_DATASET EXTRACT:_

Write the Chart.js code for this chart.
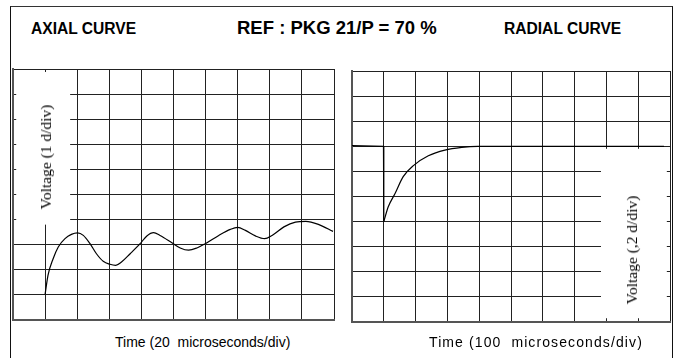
<!DOCTYPE html>
<html>
<head>
<meta charset="utf-8">
<script src="https://cdn.jsdelivr.net/npm/chart.js@4.4.0/dist/chart.umd.min.js"></script>
<style>
  html, body { margin: 0; padding: 0; background: #fff; }
  #stage { position: relative; width: 684px; height: 358px; overflow: hidden; background: #fff; }
  .frame { position: absolute; left: 10px; top: 6px; width: 663px; height: 360px;
           border-left: 1.5px solid #111; border-top: 1.5px solid #333; border-right: 1.5px solid #111; box-sizing: border-box; }
  canvas { position: absolute; }
  .t { position: absolute; white-space: nowrap; font-family: "Liberation Sans", Arial, sans-serif; color: #000; }
  .b { font-weight: bold; }
  .v { position: absolute; white-space: nowrap; font-family: "Liberation Serif", "Times New Roman", serif;
       font-size: 15.5px; line-height: 16px; color: #000; transform: translate(-50%, -50%) rotate(-90deg); }
</style>
</head>
<body>
<div id="stage">
  <div class="frame"></div>
  <canvas id="axial" width="341" height="271" style="left:3px; top:59px;"></canvas>
  <canvas id="radial" width="338" height="271" style="left:342px; top:61px;"></canvas>
  <div class="t b" style="left:31px; top:21px; font-size:15.6px; line-height:15.6px;">AXIAL CURVE</div>
  <div class="t b" style="left:237px; top:18.5px; font-size:18.5px; line-height:18.5px;">REF : PKG 21/P = 70 %</div>
  <div class="t b" style="left:504px; top:21px; font-size:15.6px; line-height:15.6px;">RADIAL CURVE</div>
  <div class="t" style="left:115px; top:335px; font-size:14px; line-height:14px;">Time (20&nbsp; microseconds/div)</div>
  <div class="t" style="left:429px; top:335px; font-size:14px; line-height:14px; letter-spacing:1.1px;">Time (100&nbsp; microseconds/div)</div>
  <div class="v" style="left:45.5px; top:156.5px;">Voltage (1 d/div)</div>
  <div class="v" style="left:632px; top:250px;">Voltage (,2 d/div)</div>
</div>
<script>
// Graticule: 10 x 10 divisions
const divisions = 10;

// AXIAL CURVE (20 microseconds/div, 1 d/div)
const axialTime    = [1.0, 1.09, 1.25, 1.41, 1.62, 1.82, 2.01, 2.19, 2.40, 2.60, 2.81, 3.02, 3.20, 3.38, 3.65, 3.96,
                      4.17, 4.38, 4.58, 4.95, 5.21, 5.47, 5.73, 5.99, 6.41, 6.77, 7.0, 7.24, 7.55, 7.84, 8.07, 8.44,
                      8.80, 9.12, 9.53, 9.97];
const axialVoltage = [1.02, 1.78, 2.44, 2.91, 3.24, 3.41, 3.47, 3.37, 3.04, 2.64, 2.34, 2.22, 2.18, 2.31, 2.64, 3.04,
                      3.35, 3.48, 3.37, 3.08, 2.87, 2.78, 2.87, 3.04, 3.37, 3.61, 3.69, 3.57, 3.35, 3.24, 3.37, 3.71,
                      3.90, 3.93, 3.80, 3.53];

// RADIAL CURVE (100 microseconds/div, ,2 d/div)
const radialStepTime        = [0.0, 0.99, 1.0];
const radialStepVoltage     = [7.03, 7.0, 4.0];
const radialRecoveryTime    = [1.0, 1.14, 1.35, 1.61, 1.93, 2.40, 2.92, 3.45, 3.96, 9.81];
const radialRecoveryVoltage = [4.0, 4.59, 5.11, 5.79, 6.23, 6.62, 6.85, 6.96, 7.0, 7.0];

const toXY = (xs, ys) => xs.map((x, i) => ({ x: x, y: ys[i] }));

// White label panel that hides part of the graticule (as in the original scan)
const maskPlugin = {
  id: 'mask',
  beforeDatasetsDraw(chart, args, opts) {
    if (!opts || opts.x0 === undefined) return;
    const xs = chart.scales.x, ys = chart.scales.y, ctx = chart.ctx;
    const l = xs.getPixelForValue(opts.x0), r = xs.getPixelForValue(opts.x1);
    const t = ys.getPixelForValue(opts.y1), b = ys.getPixelForValue(opts.y0);
    ctx.save();
    ctx.fillStyle = '#fff';
    ctx.fillRect(l, t, r - l, b - t);
    ctx.restore();
  }
};

function scopeOptions(mask) {
  const axis = {
    type: 'linear', min: 0, max: divisions,
    ticks: { display: false, stepSize: 1 },
    grid: { color: '#222', lineWidth: 1, drawTicks: false },
    border: { display: true, color: '#555', width: 2 }
  };
  return {
    responsive: false, animation: false, devicePixelRatio: 1,
    layout: { padding: 10 },
    plugins: { legend: { display: false }, tooltip: { enabled: false }, title: { display: false }, mask: mask },
    scales: { x: JSON.parse(JSON.stringify(axis)), y: JSON.parse(JSON.stringify(axis)) },
    elements: { point: { radius: 0 } }
  };
}

new Chart(document.getElementById('axial'), {
  type: 'line',
  data: { datasets: [{
    data: toXY(axialTime, axialVoltage),
    borderColor: '#000', borderWidth: 1.2, fill: false, cubicInterpolationMode: 'monotone'
  }]},
  options: scopeOptions({ x0: 0.1, x1: 1.78, y0: 3.8, y1: 9.88 }),
  plugins: [maskPlugin]
});

new Chart(document.getElementById('radial'), {
  type: 'line',
  data: { datasets: [
    { data: toXY(radialStepTime, radialStepVoltage), borderColor: '#000', borderWidth: 1.2, fill: false, tension: 0 },
    { data: toXY(radialRecoveryTime, radialRecoveryVoltage), borderColor: '#000', borderWidth: 1.2, fill: false, cubicInterpolationMode: 'monotone' }
  ]},
  options: scopeOptions({ x0: 7.83, x1: 9.9, y0: 0.15, y1: 6.9 }),
  plugins: [maskPlugin]
});
</script>
</body>
</html>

_TASK DETAILS:_
Go through the listing above and write it all out exactly, leaving out any picture.

_SOLUTION:_
Write the Chart.js code for this chart.
<!DOCTYPE html>
<html>
<head>
<meta charset="utf-8">
<script src="https://cdn.jsdelivr.net/npm/chart.js@4.4.0/dist/chart.umd.min.js"></script>
<style>
  html, body { margin: 0; padding: 0; background: #fff; }
  #stage { position: relative; width: 684px; height: 358px; overflow: hidden; background: #fff; }
  .frame { position: absolute; left: 10px; top: 6px; width: 663px; height: 360px;
           border-left: 1.5px solid #111; border-top: 1.5px solid #333; border-right: 1.5px solid #111; box-sizing: border-box; }
  canvas { position: absolute; }
  .t { position: absolute; white-space: nowrap; font-family: "Liberation Sans", Arial, sans-serif; color: #000; }
  .b { font-weight: bold; }
  .v { position: absolute; white-space: nowrap; font-family: "Liberation Serif", "Times New Roman", serif;
       font-size: 15.5px; line-height: 16px; color: #000; transform: translate(-50%, -50%) rotate(-90deg); }
</style>
</head>
<body>
<div id="stage">
  <div class="frame"></div>
  <canvas id="axial" width="341" height="271" style="left:3px; top:59px;"></canvas>
  <canvas id="radial" width="338" height="271" style="left:342px; top:61px;"></canvas>
  <div class="t b" style="left:31px; top:21px; font-size:15.6px; line-height:15.6px;">AXIAL CURVE</div>
  <div class="t b" style="left:237px; top:18.5px; font-size:18.5px; line-height:18.5px;">REF : PKG 21/P = 70 %</div>
  <div class="t b" style="left:504px; top:21px; font-size:15.6px; line-height:15.6px;">RADIAL CURVE</div>
  <div class="t" style="left:115px; top:335px; font-size:14px; line-height:14px;">Time (20&nbsp; microseconds/div)</div>
  <div class="t" style="left:429px; top:335px; font-size:14px; line-height:14px; letter-spacing:1.1px;">Time (100&nbsp; microseconds/div)</div>
  <div class="v" style="left:45.5px; top:156.5px;">Voltage (1 d/div)</div>
  <div class="v" style="left:632px; top:250px;">Voltage (,2 d/div)</div>
</div>
<script>
// Graticule: 10 x 10 divisions
const divisions = 10;

// AXIAL CURVE (20 microseconds/div, 1 d/div)
const axialTime    = [1.0, 1.09, 1.25, 1.41, 1.62, 1.82, 2.01, 2.19, 2.40, 2.60, 2.81, 3.02, 3.20, 3.38, 3.65, 3.96,
                      4.17, 4.38, 4.58, 4.95, 5.21, 5.47, 5.73, 5.99, 6.41, 6.77, 7.0, 7.24, 7.55, 7.84, 8.07, 8.44,
                      8.80, 9.12, 9.53, 9.97];
const axialVoltage = [1.02, 1.78, 2.44, 2.91, 3.24, 3.41, 3.47, 3.37, 3.04, 2.64, 2.34, 2.22, 2.18, 2.31, 2.64, 3.04,
                      3.35, 3.48, 3.37, 3.08, 2.87, 2.78, 2.87, 3.04, 3.37, 3.61, 3.69, 3.57, 3.35, 3.24, 3.37, 3.71,
                      3.90, 3.93, 3.80, 3.53];

// RADIAL CURVE (100 microseconds/div, ,2 d/div)
const radialStepTime        = [0.0, 0.99, 1.0];
const radialStepVoltage     = [7.03, 7.0, 4.0];
const radialRecoveryTime    = [1.0, 1.14, 1.35, 1.61, 1.93, 2.40, 2.92, 3.45, 3.96, 9.81];
const radialRecoveryVoltage = [4.0, 4.59, 5.11, 5.79, 6.23, 6.62, 6.85, 6.96, 7.0, 7.0];

const toXY = (xs, ys) => xs.map((x, i) => ({ x: x, y: ys[i] }));

// White label panel that hides part of the graticule (as in the original scan)
const maskPlugin = {
  id: 'mask',
  beforeDatasetsDraw(chart, args, opts) {
    if (!opts || opts.x0 === undefined) return;
    const xs = chart.scales.x, ys = chart.scales.y, ctx = chart.ctx;
    const l = xs.getPixelForValue(opts.x0), r = xs.getPixelForValue(opts.x1);
    const t = ys.getPixelForValue(opts.y1), b = ys.getPixelForValue(opts.y0);
    ctx.save();
    ctx.fillStyle = '#fff';
    ctx.fillRect(l, t, r - l, b - t);
    ctx.restore();
  }
};

function scopeOptions(mask) {
  const axis = {
    type: 'linear', min: 0, max: divisions,
    ticks: { display: false, stepSize: 1 },
    grid: { color: '#222', lineWidth: 1, drawTicks: false },
    border: { display: true, color: '#555', width: 2 }
  };
  return {
    responsive: false, animation: false, devicePixelRatio: 1,
    layout: { padding: 10 },
    plugins: { legend: { display: false }, tooltip: { enabled: false }, title: { display: false }, mask: mask },
    scales: { x: JSON.parse(JSON.stringify(axis)), y: JSON.parse(JSON.stringify(axis)) },
    elements: { point: { radius: 0 } }
  };
}

new Chart(document.getElementById('axial'), {
  type: 'line',
  data: { datasets: [{
    data: toXY(axialTime, axialVoltage),
    borderColor: '#000', borderWidth: 1.2, fill: false, cubicInterpolationMode: 'monotone'
  }]},
  options: scopeOptions({ x0: 0.1, x1: 1.78, y0: 3.8, y1: 9.88 }),
  plugins: [maskPlugin]
});

new Chart(document.getElementById('radial'), {
  type: 'line',
  data: { datasets: [
    { data: toXY(radialStepTime, radialStepVoltage), borderColor: '#000', borderWidth: 1.2, fill: false, tension: 0 },
    { data: toXY(radialRecoveryTime, radialRecoveryVoltage), borderColor: '#000', borderWidth: 1.2, fill: false, cubicInterpolationMode: 'monotone' }
  ]},
  options: scopeOptions({ x0: 7.83, x1: 9.9, y0: 0.15, y1: 6.9 }),
  plugins: [maskPlugin]
});
</script>
</body>
</html>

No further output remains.